* TASK OBJECTIVE: Drop the pictures, then extract the listing word for word.

* DATA EXCERPT:

>>>

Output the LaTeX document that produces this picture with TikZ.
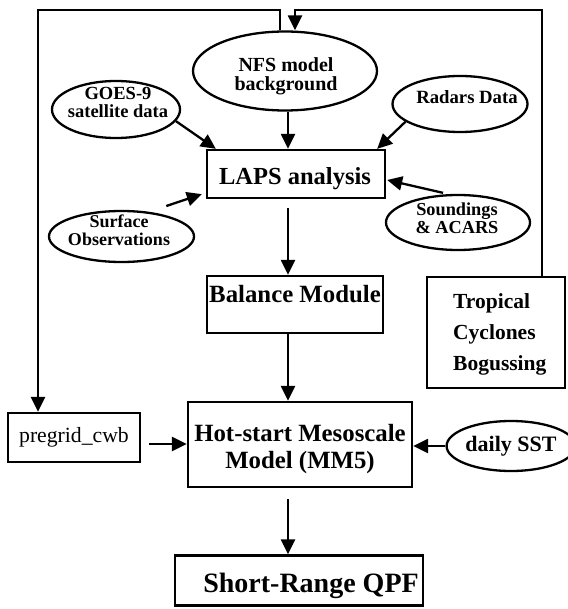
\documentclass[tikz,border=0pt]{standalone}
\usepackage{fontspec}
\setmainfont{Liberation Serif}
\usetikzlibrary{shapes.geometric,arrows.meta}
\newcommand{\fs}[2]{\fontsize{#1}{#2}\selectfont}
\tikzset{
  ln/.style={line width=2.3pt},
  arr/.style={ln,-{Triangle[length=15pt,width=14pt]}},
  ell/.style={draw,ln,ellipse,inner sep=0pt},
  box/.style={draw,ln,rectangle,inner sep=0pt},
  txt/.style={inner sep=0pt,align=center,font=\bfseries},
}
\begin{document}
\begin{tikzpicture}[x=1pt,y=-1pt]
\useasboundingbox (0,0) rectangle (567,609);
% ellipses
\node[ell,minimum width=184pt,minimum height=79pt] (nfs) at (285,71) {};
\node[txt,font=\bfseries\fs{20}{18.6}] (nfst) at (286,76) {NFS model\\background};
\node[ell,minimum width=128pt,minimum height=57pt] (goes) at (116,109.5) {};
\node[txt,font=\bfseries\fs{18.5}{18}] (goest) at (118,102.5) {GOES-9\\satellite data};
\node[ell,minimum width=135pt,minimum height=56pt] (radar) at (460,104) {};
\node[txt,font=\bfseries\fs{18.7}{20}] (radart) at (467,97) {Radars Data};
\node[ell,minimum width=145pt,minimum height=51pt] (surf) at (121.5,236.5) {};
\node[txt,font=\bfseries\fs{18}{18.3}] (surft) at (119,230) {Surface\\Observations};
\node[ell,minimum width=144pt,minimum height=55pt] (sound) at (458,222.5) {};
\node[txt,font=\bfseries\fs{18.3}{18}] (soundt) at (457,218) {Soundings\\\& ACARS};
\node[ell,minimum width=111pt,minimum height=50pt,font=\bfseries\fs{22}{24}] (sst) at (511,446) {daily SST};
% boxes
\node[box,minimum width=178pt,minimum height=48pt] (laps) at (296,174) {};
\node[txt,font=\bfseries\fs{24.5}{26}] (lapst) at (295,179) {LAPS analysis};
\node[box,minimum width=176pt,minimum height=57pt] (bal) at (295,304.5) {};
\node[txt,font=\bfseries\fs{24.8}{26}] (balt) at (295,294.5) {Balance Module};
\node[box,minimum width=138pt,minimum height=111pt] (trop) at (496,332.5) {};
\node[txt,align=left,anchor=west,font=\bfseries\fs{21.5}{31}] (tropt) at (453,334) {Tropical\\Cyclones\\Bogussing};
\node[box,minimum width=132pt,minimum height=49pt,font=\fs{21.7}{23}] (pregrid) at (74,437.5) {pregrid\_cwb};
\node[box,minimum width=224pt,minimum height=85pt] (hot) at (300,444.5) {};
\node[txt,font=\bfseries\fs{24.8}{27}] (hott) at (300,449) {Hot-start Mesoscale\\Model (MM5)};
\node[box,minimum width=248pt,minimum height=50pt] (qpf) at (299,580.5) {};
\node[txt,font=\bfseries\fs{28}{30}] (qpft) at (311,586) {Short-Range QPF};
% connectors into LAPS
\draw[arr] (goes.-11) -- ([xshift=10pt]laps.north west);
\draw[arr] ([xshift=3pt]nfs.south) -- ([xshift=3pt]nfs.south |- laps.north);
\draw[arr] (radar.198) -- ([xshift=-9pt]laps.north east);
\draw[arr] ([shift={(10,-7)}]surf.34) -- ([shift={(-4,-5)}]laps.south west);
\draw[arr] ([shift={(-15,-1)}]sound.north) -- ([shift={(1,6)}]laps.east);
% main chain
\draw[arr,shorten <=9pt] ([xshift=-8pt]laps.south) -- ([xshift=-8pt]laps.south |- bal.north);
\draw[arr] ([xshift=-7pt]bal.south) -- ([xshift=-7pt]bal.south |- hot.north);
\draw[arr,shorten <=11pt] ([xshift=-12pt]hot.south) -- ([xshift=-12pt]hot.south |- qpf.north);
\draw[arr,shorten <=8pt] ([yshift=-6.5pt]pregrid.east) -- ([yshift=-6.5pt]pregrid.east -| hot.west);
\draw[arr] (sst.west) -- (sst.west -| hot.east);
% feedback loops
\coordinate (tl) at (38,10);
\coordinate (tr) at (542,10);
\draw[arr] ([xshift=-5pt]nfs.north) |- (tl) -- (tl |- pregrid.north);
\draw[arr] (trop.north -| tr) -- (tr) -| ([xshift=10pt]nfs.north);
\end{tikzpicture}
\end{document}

<<<

* RESULT OF THIS EXERCISE:
Output the LaTeX document that produces this picture with TikZ.
\documentclass[tikz,border=0pt]{standalone}
\usepackage{fontspec}
\setmainfont{Liberation Serif}
\usetikzlibrary{shapes.geometric,arrows.meta}
\newcommand{\fs}[2]{\fontsize{#1}{#2}\selectfont}
\tikzset{
  ln/.style={line width=2.3pt},
  arr/.style={ln,-{Triangle[length=15pt,width=14pt]}},
  ell/.style={draw,ln,ellipse,inner sep=0pt},
  box/.style={draw,ln,rectangle,inner sep=0pt},
  txt/.style={inner sep=0pt,align=center,font=\bfseries},
}
\begin{document}
\begin{tikzpicture}[x=1pt,y=-1pt]
\useasboundingbox (0,0) rectangle (567,609);
% ellipses
\node[ell,minimum width=184pt,minimum height=79pt] (nfs) at (285,71) {};
\node[txt,font=\bfseries\fs{20}{18.6}] (nfst) at (286,76) {NFS model\\background};
\node[ell,minimum width=128pt,minimum height=57pt] (goes) at (116,109.5) {};
\node[txt,font=\bfseries\fs{18.5}{18}] (goest) at (118,102.5) {GOES-9\\satellite data};
\node[ell,minimum width=135pt,minimum height=56pt] (radar) at (460,104) {};
\node[txt,font=\bfseries\fs{18.7}{20}] (radart) at (467,97) {Radars Data};
\node[ell,minimum width=145pt,minimum height=51pt] (surf) at (121.5,236.5) {};
\node[txt,font=\bfseries\fs{18}{18.3}] (surft) at (119,230) {Surface\\Observations};
\node[ell,minimum width=144pt,minimum height=55pt] (sound) at (458,222.5) {};
\node[txt,font=\bfseries\fs{18.3}{18}] (soundt) at (457,218) {Soundings\\\& ACARS};
\node[ell,minimum width=111pt,minimum height=50pt,font=\bfseries\fs{22}{24}] (sst) at (511,446) {daily SST};
% boxes
\node[box,minimum width=178pt,minimum height=48pt] (laps) at (296,174) {};
\node[txt,font=\bfseries\fs{24.5}{26}] (lapst) at (295,179) {LAPS analysis};
\node[box,minimum width=176pt,minimum height=57pt] (bal) at (295,304.5) {};
\node[txt,font=\bfseries\fs{24.8}{26}] (balt) at (295,294.5) {Balance Module};
\node[box,minimum width=138pt,minimum height=111pt] (trop) at (496,332.5) {};
\node[txt,align=left,anchor=west,font=\bfseries\fs{21.5}{31}] (tropt) at (453,334) {Tropical\\Cyclones\\Bogussing};
\node[box,minimum width=132pt,minimum height=49pt,font=\fs{21.7}{23}] (pregrid) at (74,437.5) {pregrid\_cwb};
\node[box,minimum width=224pt,minimum height=85pt] (hot) at (300,444.5) {};
\node[txt,font=\bfseries\fs{24.8}{27}] (hott) at (300,449) {Hot-start Mesoscale\\Model (MM5)};
\node[box,minimum width=248pt,minimum height=50pt] (qpf) at (299,580.5) {};
\node[txt,font=\bfseries\fs{28}{30}] (qpft) at (311,586) {Short-Range QPF};
% connectors into LAPS
\draw[arr] (goes.-11) -- ([xshift=10pt]laps.north west);
\draw[arr] ([xshift=3pt]nfs.south) -- ([xshift=3pt]nfs.south |- laps.north);
\draw[arr] (radar.198) -- ([xshift=-9pt]laps.north east);
\draw[arr] ([shift={(10,-7)}]surf.34) -- ([shift={(-4,-5)}]laps.south west);
\draw[arr] ([shift={(-15,-1)}]sound.north) -- ([shift={(1,6)}]laps.east);
% main chain
\draw[arr,shorten <=9pt] ([xshift=-8pt]laps.south) -- ([xshift=-8pt]laps.south |- bal.north);
\draw[arr] ([xshift=-7pt]bal.south) -- ([xshift=-7pt]bal.south |- hot.north);
\draw[arr,shorten <=11pt] ([xshift=-12pt]hot.south) -- ([xshift=-12pt]hot.south |- qpf.north);
\draw[arr,shorten <=8pt] ([yshift=-6.5pt]pregrid.east) -- ([yshift=-6.5pt]pregrid.east -| hot.west);
\draw[arr] (sst.west) -- (sst.west -| hot.east);
% feedback loops
\coordinate (tl) at (38,10);
\coordinate (tr) at (542,10);
\draw[arr] ([xshift=-5pt]nfs.north) |- (tl) -- (tl |- pregrid.north);
\draw[arr] (trop.north -| tr) -- (tr) -| ([xshift=10pt]nfs.north);
\end{tikzpicture}
\end{document}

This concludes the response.